[Source code of charts]
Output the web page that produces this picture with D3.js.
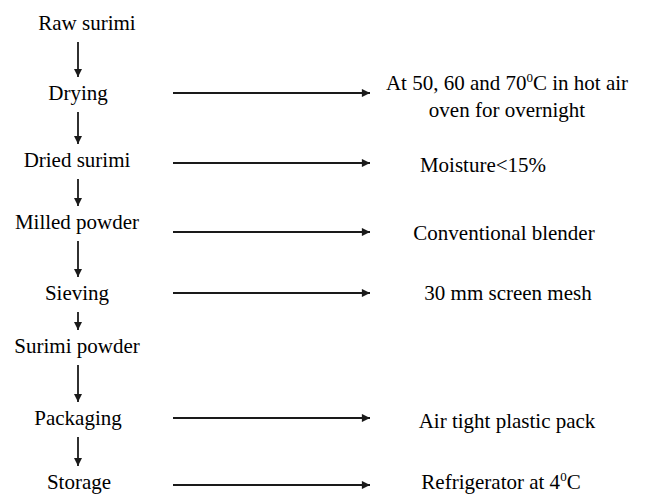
<!DOCTYPE html>
<html>
<head>
<meta charset="utf-8">
<script src="https://cdn.jsdelivr.net/npm/d3@7"></script>
</head>
<body style="margin:0">
<script>
var width=651, height=495;

// process steps, top to bottom
var steps = ["Raw surimi","Drying","Dried surimi","Milled powder","Sieving","Surimi powder","Packaging","Storage"];
// condition written to the right of a step ("" = none); lines split by "|", "^" marks a superscript
var notes = ["","At 50, 60 and 70^0^C in hot air|oven for overnight","Moisture<15%","Conventional blender","30 mm screen mesh","","Air tight plastic pack","Refrigerator at 4^0^C"];

// layout: baseline and centre of each row
var rowY = [30,100,167,229,300,353,425,489];
var stepX = [87,78,77,77,77,77,78,79];
var noteY = [0,90,172,240,300,0,428,489];
var arrowY = [0,93,163,232,293,0,418,485];
var noteX = [0,507,483,504,508,0,507,501];

var svg = d3.select("body").append("svg")
    .attr("width",width).attr("height",height);

var defs = svg.append("defs");
defs.append("marker").attr("id","head")
    .attr("viewBox","0 0 10 10").attr("refX",10).attr("refY",5)
    .attr("markerWidth",5).attr("markerHeight",4.5).attr("orient","auto")
    .attr("markerUnits","strokeWidth")
  .append("path").attr("d","M0,0L10,5L0,10Z").attr("fill","#1a1a1a");

var y = d3.scaleOrdinal().domain(steps).range(rowY);
var cx = 78;

// step labels, centred by measuring
svg.append("g").selectAll("text").data(steps).enter().append("text")
    .attr("y",function(d){return y(d);})
    .attr("font-size",21)
    .style("font-family",function(){return "'Liberation Serif'";})
    .text(function(d){return d;})
    .attr("x",function(d,i){return stepX[i]-this.getComputedTextLength()/2;});

// vertical arrows between steps
svg.append("g").selectAll("line").data(d3.pairs(steps)).enter().append("line")
    .attr("x1",cx).attr("x2",cx)
    .attr("y1",function(p){return y(p[0])+12;})
    .attr("y2",function(p){return y(p[1])-23;})
    .attr("stroke","#1a1a1a").attr("stroke-width",1.8)
    .attr("marker-end","url(#head)");

// horizontal arrows to notes
var withNote = d3.range(steps.length).filter(function(i){return notes[i]!="";});
svg.append("g").selectAll("line").data(withNote).enter().append("line")
    .attr("x1",173).attr("x2",370)
    .attr("y1",function(i){return arrowY[i];}).attr("y2",function(i){return arrowY[i];})
    .attr("stroke","#1a1a1a").attr("stroke-width",1.8)
    .attr("marker-end","url(#head)");

var g = svg.append("g");
withNote.forEach(function(i){
    notes[i].split("|").forEach(function(line,k){
        var t = g.append("text").attr("y",noteY[i]+k*27)
            .attr("font-size",21)
            .style("font-family","'Liberation Serif'");
        line.split("^").forEach(function(part,j){
            if(part=="") return;
            var s = t.append("tspan").text(part);
            if(j%2==1) s.attr("dy",-8).attr("font-size",13);
            else if(j>0) s.attr("dy",8);
        });
        t.attr("x",noteX[i]-t.node().getComputedTextLength()/2);
    });
});
</script>
</body>
</html>
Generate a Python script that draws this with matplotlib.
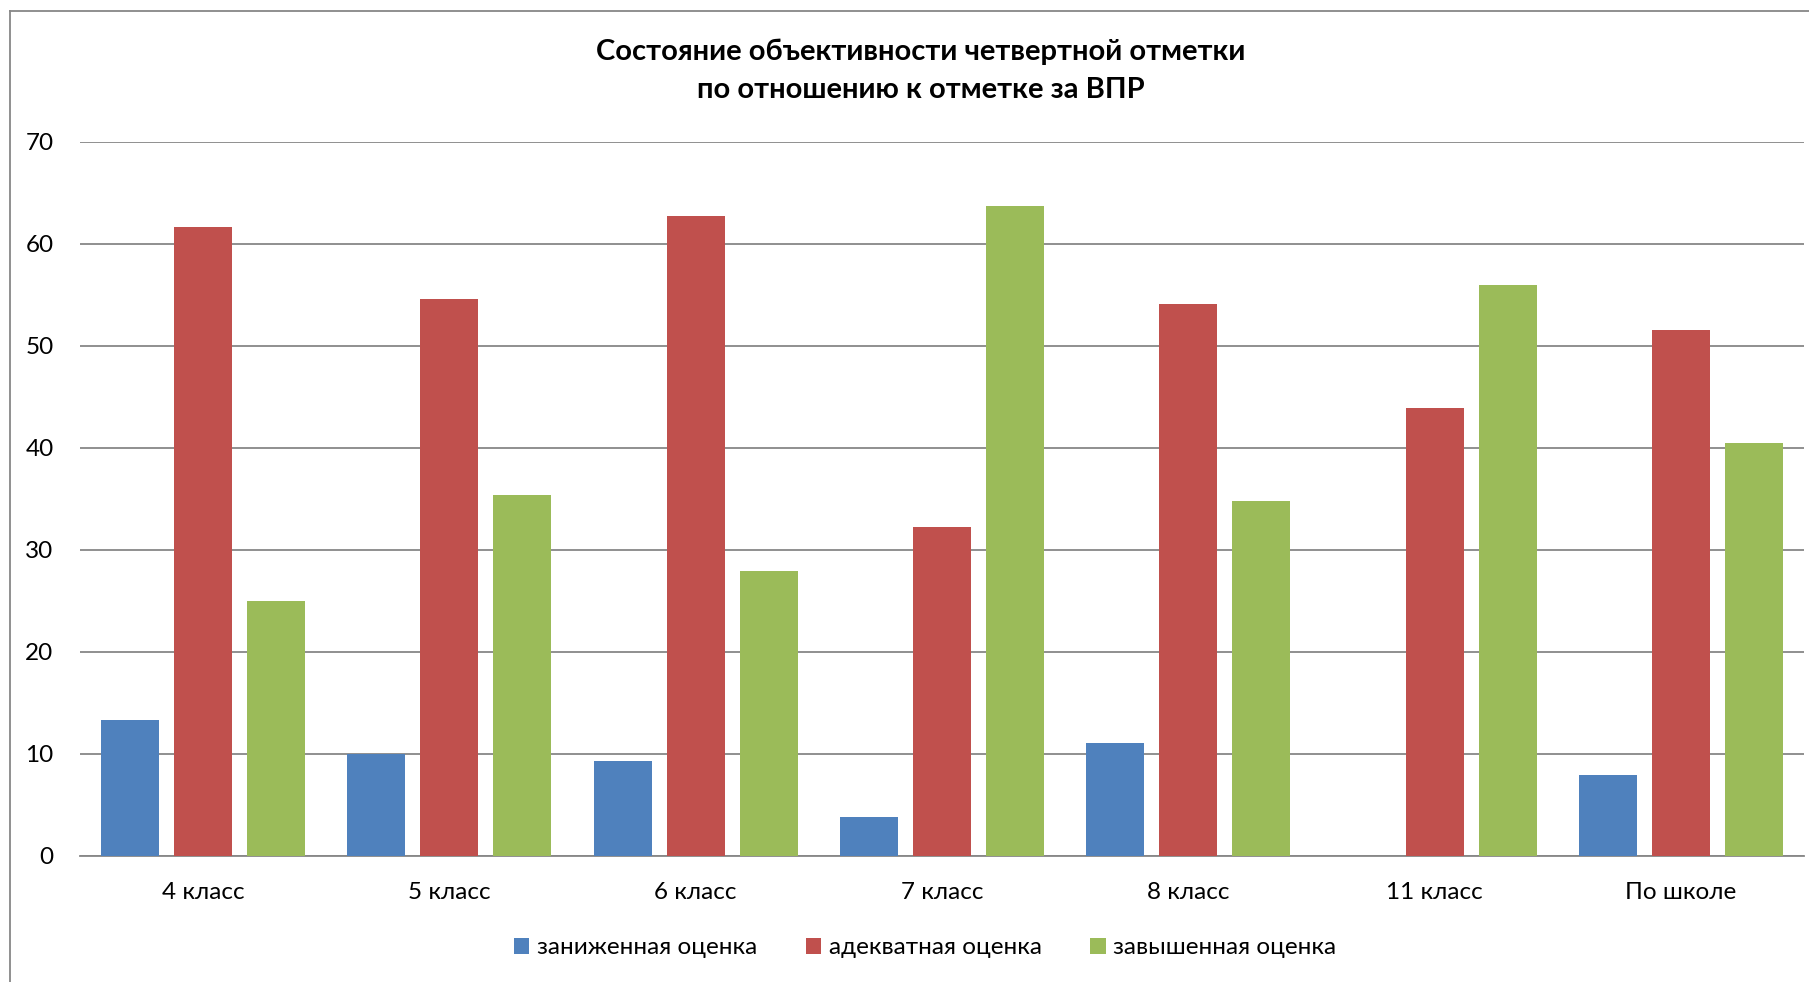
import matplotlib
matplotlib.use("Agg")
import matplotlib.pyplot as plt
import numpy as np
from matplotlib.lines import Line2D

plt.rcParams['font.family'] = ['Lato', 'DejaVu Sans']

categories = ["4 класс", "5 класс", "6 класс", "7 класс", "8 класс", "11 класс", "По школе"]
series_names = ["заниженная оценка", "адекватная оценка", "завышенная оценка"]
underrated = [13.33, 10.0, 9.3, 3.8, 11.1, 0.0, 7.9]
adequate = [61.67, 54.6, 62.7, 32.3, 54.1, 43.9, 51.6]
overrated = [25.0, 35.4, 27.9, 63.7, 34.8, 56.0, 40.5]
y_ticks = [0, 10, 20, 30, 40, 50, 60, 70]
title_text = "Состояние объективности четвертной отметки\nпо отношению к отметке за ВПР"

colors = ["#4F81BD", "#C0504D", "#9BBB59"]
grid_color = "#878787"

W, H = 1809, 982
fig = plt.figure(figsize=(W / 100, H / 100), dpi=100)
ax = fig.add_axes([80 / W, 1 - 856 / H, (1804 - 80) / W, (856 - 142) / H])

x = np.arange(len(categories))
step = 73 / 246.3
bw = 58 / 246.3
for j, (vals, name) in enumerate(zip([underrated, adequate, overrated], series_names)):
    ax.bar(x + (j - 1) * step, vals, width=bw, color=colors[j], label=name,
           linewidth=0, zorder=3)

ax.set_xlim(-0.5, len(categories) - 0.5)
ax.set_ylim(0, 70)
ax.set_yticks(y_ticks)
ax.set_yticklabels([str(v) for v in y_ticks])
ax.set_xticks(x)
ax.set_xticklabels(categories)
ax.yaxis.grid(True, color=grid_color, linewidth=1.3, zorder=0)
ax.set_axisbelow(True)
for s in ["top", "right", "left"]:
    ax.spines[s].set_visible(False)
ax.spines["bottom"].set_color(grid_color)
ax.spines["bottom"].set_linewidth(1.3)
ax.tick_params(axis="y", length=0, pad=19, labelsize=17.5, labelcolor="black")
ax.tick_params(axis="x", length=0, pad=19, labelsize=17.5, labelcolor="black")

fig.text(921 / W, 1 - 71 / H, title_text, ha="center", va="center",
         fontsize=21, fontweight="bold", linespacing=1.55)

leg = fig.legend(loc="center", bbox_to_anchor=(925 / W, 1 - 948 / H), ncol=3,
                 frameon=False, fontsize=17.5, handlelength=0.65, handleheight=0.65,
                 handletextpad=0.3, columnspacing=2.0)

# outer chart border (left and top edges visible)
fig.add_artist(Line2D([10 / W, 10 / W], [0, 1 - 11 / H], transform=fig.transFigure,
                      color=grid_color, linewidth=1.3))
fig.add_artist(Line2D([10 / W, 1], [1 - 11 / H, 1 - 11 / H], transform=fig.transFigure,
                      color=grid_color, linewidth=1.3))

fig.savefig("out.png", dpi=100, facecolor="white")
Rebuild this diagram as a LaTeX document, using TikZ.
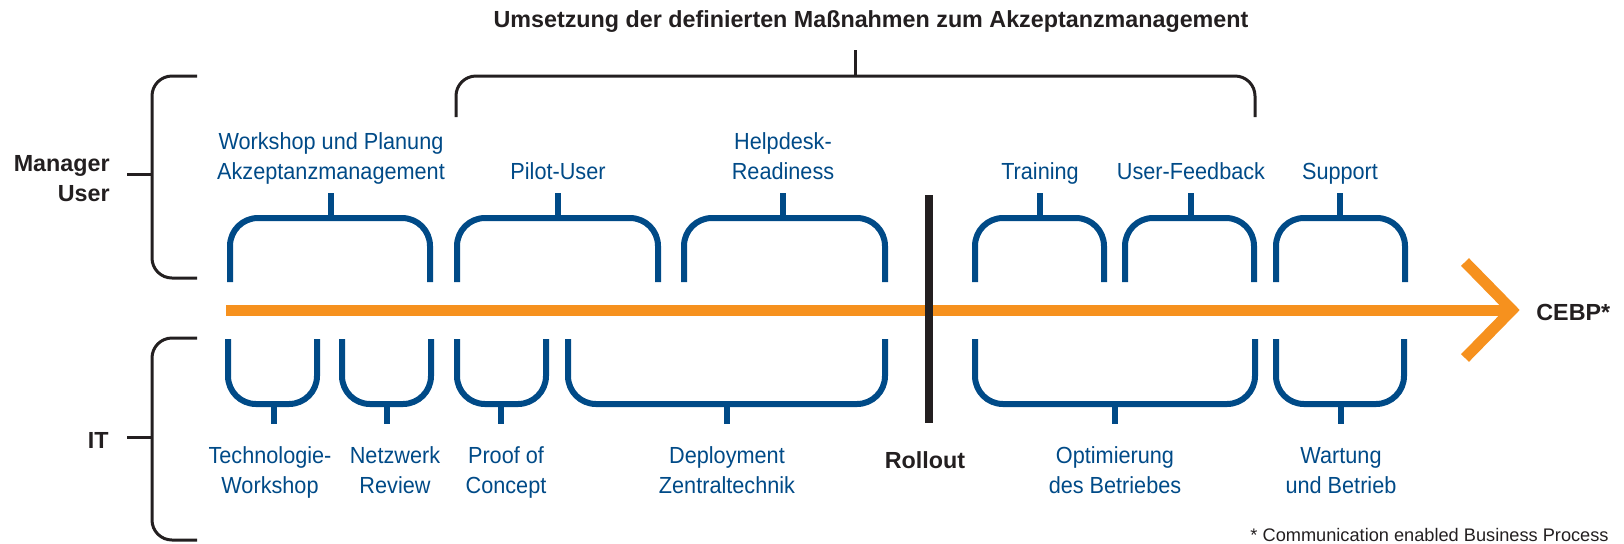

== Task ==
Only lines with "that" are wanted here; list each of them.

== Written answer ==
Output the web page that produces this picture with D3.js.
Generate a Python script that draws this with matplotlib.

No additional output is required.